OBJECTIVE> Retype the opening lines of the listing below, ending with the line that contains "16, 18, 20]", and leave out any pictures.
----- SUPPLIED MATERIAL -----
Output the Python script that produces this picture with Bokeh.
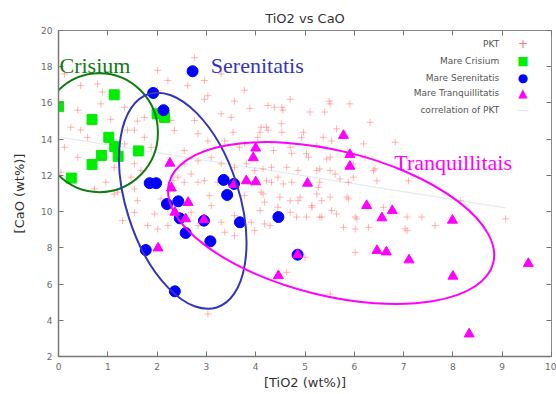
import numpy as np
from math import pi, radians
from bokeh.plotting import figure
from bokeh.models import Label, LinearAxis, FixedTicker, Range1d
from bokeh.embed import file_html
from bokeh.resources import INLINE

# ---------------- data ----------------
x_ticks = [0, 1, 2, 3, 4, 5, 6, 7, 8, 9, 10]
y_ticks = [2, 4, 6, 8, 10, 12, 14, 16, 18, 20]

pkt_x = [0.12, 0.45, 0.79, 0.89, 0.39, 0.25, 0.45, 0.59, 0.86, 1.06, 1.34, 1.40, 1.54, 1.60, 1.74, 1.74,
         1.34, 1.54, 1.13, 0.39, 0.12, 1.88, 2.01, 2.01, 2.22, 2.28, 2.35, 2.55, 2.62, 2.76, 2.96, 2.96,
         3.03, 2.76, 2.83, 3.03, 2.55, 2.83, 3.30, 3.30, 3.50, 3.57, 3.77, 3.88, 4.11, 4.25, 4.04, 4.38,
         4.52, 3.67, 3.10, 3.30, 3.57, 3.98, 4.32, 4.45, 1.47, 1.67, 2.69, 2.42,
         4.70, 5.10, 5.40, 5.91, 6.32, 5.64, 4.93, 5.37, 5.24, 5.54, 6.19, 4.73, 5.07, 5.44, 6.22, 6.83,
         6.42, 4.86, 5.24, 5.61, 5.98, 4.55, 5.49,
         7.10, 8.15, 7.07, 7.37, 7.64, 7.03, 6.59, 9.07,
         4.25, 4.53, 5.51, 4.22, 4.53, 4.09, 3.54, 4.97, 3.37, 3.78, 4.36, 4.70, 5.03, 5.51, 3.81, 4.15,
         4.63, 5.30, 5.51, 4.22, 4.56, 5.30, 5.71, 5.98, 6.39, 4.15, 4.49, 4.90, 5.24, 5.51, 5.85, 5.14,
         5.30, 4.09, 4.29, 4.83, 5.64, 6.05,
         4.73, 5.27, 5.88, 6.46, 4.70, 4.86, 5.14, 5.34, 5.88, 4.70, 5.03, 5.34, 5.54, 6.02, 5.78, 6.02,
         6.29, 7.07, 6.02, 5.00, 4.63, 5.51,
         0.96, 0.73, 1.20, 1.54, 1.60, 1.54, 1.30, 1.95, 1.81, 2.01, 2.22, 2.22, 2.08, 2.32, 2.55, 2.83,
         2.96, 2.69, 2.83, 3.10, 3.06, 3.30, 3.37, 3.57, 3.57, 3.23, 3.91, 3.98, 4.18, 4.32, 4.18, 4.45,
         3.77, 4.11, 3.03, 1.13, 0.05]
pkt_y = [17.60, 16.96, 17.05, 16.60, 15.60, 14.66, 14.50, 14.10, 15.95, 15.10, 15.76, 14.50, 14.50, 15.00, 15.20, 14.10,
         13.74, 12.64, 12.45, 13.00, 13.55, 13.55, 16.70, 17.80, 17.24, 15.03, 14.47, 13.37, 16.96, 18.50, 17.24, 16.20,
         16.40, 15.03, 14.30, 13.90, 12.64, 12.80, 17.60, 15.40, 15.20, 16.10, 16.70, 15.70, 14.66, 14.50, 14.10, 15.76,
         14.85, 13.55, 13.00, 12.64, 12.45, 12.27, 12.45, 11.90, 11.90, 12.27, 12.08, 11.90,
         16.20, 15.50, 15.50, 15.95, 14.93, 14.57, 14.10, 14.10, 13.65, 13.90, 13.74, 13.20, 13.00, 12.90, 13.00, 13.83,
         12.36, 12.27, 12.27, 12.08, 12.64, 15.60, 16.10,
         11.70, 10.60, 9.70, 9.70, 9.23, 9.05, 10.24, 9.60,
         15.86, 15.76, 15.95, 14.66, 14.38, 14.38, 14.38, 14.38, 13.90, 13.74, 13.37, 13.55, 13.20, 13.00, 12.64, 12.36,
         12.45, 12.36, 12.27, 11.70, 11.53, 11.62, 11.80, 11.90, 12.27, 10.97, 10.80, 10.80, 10.97, 10.80, 10.80, 10.24,
         9.70, 10.06, 9.23, 9.70, 9.87, 9.60,
         11.62, 11.34, 11.62, 11.70, 10.60, 10.60, 10.33, 10.60, 10.70, 9.96, 9.70, 9.70, 10.06, 9.70, 9.13, 9.04,
         9.13, 8.95, 7.75, 7.48, 6.65, 5.45,
         11.62, 11.25, 11.07, 11.25, 10.60, 9.96, 9.50, 9.87, 9.23, 9.04, 9.23, 10.15, 10.70, 11.70, 11.62, 11.62,
         11.70, 9.96, 9.23, 10.33, 10.88, 9.41, 8.86, 8.67, 9.78, 11.62, 9.41, 8.95, 9.32, 11.62, 10.52, 10.24,
         10.88, 11.07, 4.35, 10.97, 12.17]

crisium_x = [0.00, 1.13, 0.68, 2.00, 2.15, 1.02, 1.14, 1.21, 0.87, 1.62, 0.68, 0.26]
crisium_y = [15.80, 16.45, 15.08, 15.40, 15.20, 14.10, 13.60, 13.05, 13.10, 13.35, 12.60, 11.85]

serenitatis_x = [2.72, 1.92, 2.13, 1.85, 1.98, 3.35, 3.42, 3.56, 2.43, 2.20, 2.46, 2.95, 3.68, 2.58, 3.08, 1.77, 2.36, 4.46, 4.85]
serenitatis_y = [17.75, 16.55, 15.60, 11.57, 11.57, 11.75, 10.92, 11.53, 10.57, 10.42, 9.63, 9.50, 9.41, 8.82, 8.36, 7.88, 5.60, 9.70, 7.62]

tranq_x = [2.26, 4.00, 3.95, 3.81, 4.00, 3.56, 5.78, 5.91, 5.91, 5.05, 2.29, 2.63, 2.36, 2.58, 2.95, 2.02, 6.25, 6.56,
           6.77, 7.99, 6.46, 6.65, 7.11, 8.00, 9.53, 8.33, 4.46, 4.85]
tranq_y = [12.67, 13.50, 12.97, 11.70, 11.64, 11.50, 14.20, 13.15, 12.50, 11.56, 11.30, 10.50, 9.96, 9.60, 9.55, 7.99, 10.33, 9.65,
           10.05, 9.52, 7.85, 7.77, 7.33, 6.43, 7.13, 3.24, 6.46, 7.62]

group_names = ["Crisium", "Serenitatis", "Tranquillitais"]
group_colors = ["#117a11", "#3535bb", "#ff00ff"]
ell_x = [0.83, 2.52, 5.53]
ell_y = [14.36, 10.60, 9.37]
ell_w = [117, 224, 334]      # screen px
ell_h = [119, 113, 145]      # screen px
ell_angle = [0.0, -72.3, -13.8]  # degrees
name_x = [0.02, 3.09, 6.81]
name_y = [18.07, 18.07, 12.71]

legend_labels = ["PKT", "Mare Crisium", "Mare Serenitatis", "Mare Tranquillitatis", "correlation of PKT"]

# ---------------- figure ----------------
p = figure(width=556, height=394, x_range=Range1d(0, 10), y_range=Range1d(2, 20),
           output_backend="svg", toolbar_location=None,
           title="TiO2 vs CaO",
           x_axis_label="[TiO2 (wt%)]", y_axis_label="[CaO (wt%)]",
           min_border_left=58, min_border_right=5, min_border_top=30, min_border_bottom=38,
           background_fill_color="white", border_fill_color="white",
           outline_line_color="#8a8a8a", outline_line_width=1)
p.xgrid.visible = False
p.ygrid.visible = False

p.title.align = "center"
p.title.text_font = "DejaVu Sans"
p.title.text_font_size = "13px"
p.title.text_font_style = "normal"
p.title.text_color = "#333333"
p.title.standoff = 10

for ax, ticks in ((p.xaxis, x_ticks), (p.yaxis, y_ticks)):
    ax.ticker = FixedTicker(ticks=ticks)
    ax.major_tick_in = 5
    ax.major_tick_out = 0
    ax.minor_tick_line_color = None
    ax.major_tick_line_color = "#777777"
    ax.axis_line_color = "#7a7a7a"
    ax.axis_line_width = 1.5
    ax.major_label_text_font_size = "9px"
    ax.major_label_text_color = "#6a6a6a"
    ax.major_label_text_font = "DejaVu Sans"
    ax.major_label_standoff = 6
    ax.axis_label_text_font = "DejaVu Sans"
    ax.axis_label_text_font_size = "13px"
    ax.axis_label_text_font_style = "normal"
    ax.axis_label_text_color = "#333333"
p.xaxis.axis_label_standoff = 2
p.yaxis.axis_label_standoff = 11

top_ax = LinearAxis(ticker=FixedTicker(ticks=x_ticks), major_label_text_font_size="1px",
                    major_label_text_color=None,
                    major_tick_in=5, major_tick_out=0, minor_tick_line_color=None,
                    axis_line_color=None, major_tick_line_color="#777777", major_label_standoff=0)
right_ax = LinearAxis(ticker=FixedTicker(ticks=y_ticks), major_label_text_font_size="1px",
                      major_label_text_color=None,
                      major_tick_in=5, major_tick_out=0, minor_tick_line_color=None,
                      axis_line_color=None, major_tick_line_color="#777777", major_label_standoff=0)
p.add_layout(top_ax, "above")
p.add_layout(right_ax, "right")

# correlation of PKT (least-squares fit of the PKT points)
slope, intercept = np.polyfit(pkt_x, pkt_y, 1)
cx = np.array([min(pkt_x), max(pkt_x)])
p.line(cx, intercept + slope * cx, line_color="#e4ebef", line_width=1.2)

p.scatter(pkt_x, pkt_y, marker="cross", size=7, line_color="#ff7070", line_alpha=0.5, line_width=1)
p.scatter(crisium_x, crisium_y, marker="square", size=10, fill_color="#00ee00", line_color="#00ee00")
p.scatter(serenitatis_x, serenitatis_y, marker="circle", size=11, fill_color="#0000ff", line_color="#0000ff")
p.scatter(tranq_x, tranq_y, marker="triangle", size=10, fill_color="#ff00ff", line_color="#ff00ff")

for i in range(3):
    p.ellipse(x=ell_x[i], y=ell_y[i], width=ell_w[i], height=ell_h[i], angle=radians(ell_angle[i]),
              width_units="screen", height_units="screen", fill_color=None,
              line_color=group_colors[i], line_width=2)
    p.add_layout(Label(x=name_x[i], y=name_y[i], text=group_names[i], text_color=group_colors[i],
                       text_font="Liberation Serif", text_font_size="22px",
                       text_align="left", text_baseline="alphabetic"))

# legend (text right-aligned, key symbol to the right, as in the original)
leg_y = [19.27, 18.29, 17.36, 16.54, 15.62]
leg_sym = ["+", "\u25A0", "\u25CF", "\u25B2", "\u2014"]
leg_sym_col = ["#ff6f6f", "#00ee00", "#0000ff", "#ff00ff", "#e4ebef"]
for lab, ly, sym, sc in zip(legend_labels, leg_y, leg_sym, leg_sym_col):
    p.add_layout(Label(x=8.94, y=ly, text=lab, text_align="right", text_baseline="middle",
                       text_font="DejaVu Sans", text_font_size="9px", text_color="#555555"))
    p.add_layout(Label(x=9.42, y=ly, text=sym, text_align="center", text_baseline="middle",
                       text_font="DejaVu Sans", text_font_size="12px", text_color=sc))

open("out.html", "w").write(file_html(p, INLINE))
-----
RESULT FOR THIS EXERCISE>
Output the Python script that produces this picture with Bokeh.
import numpy as np
from math import pi, radians
from bokeh.plotting import figure
from bokeh.models import Label, LinearAxis, FixedTicker, Range1d
from bokeh.embed import file_html
from bokeh.resources import INLINE

# ---------------- data ----------------
x_ticks = [0, 1, 2, 3, 4, 5, 6, 7, 8, 9, 10]
y_ticks = [2, 4, 6, 8, 10, 12, 14, 16, 18, 20]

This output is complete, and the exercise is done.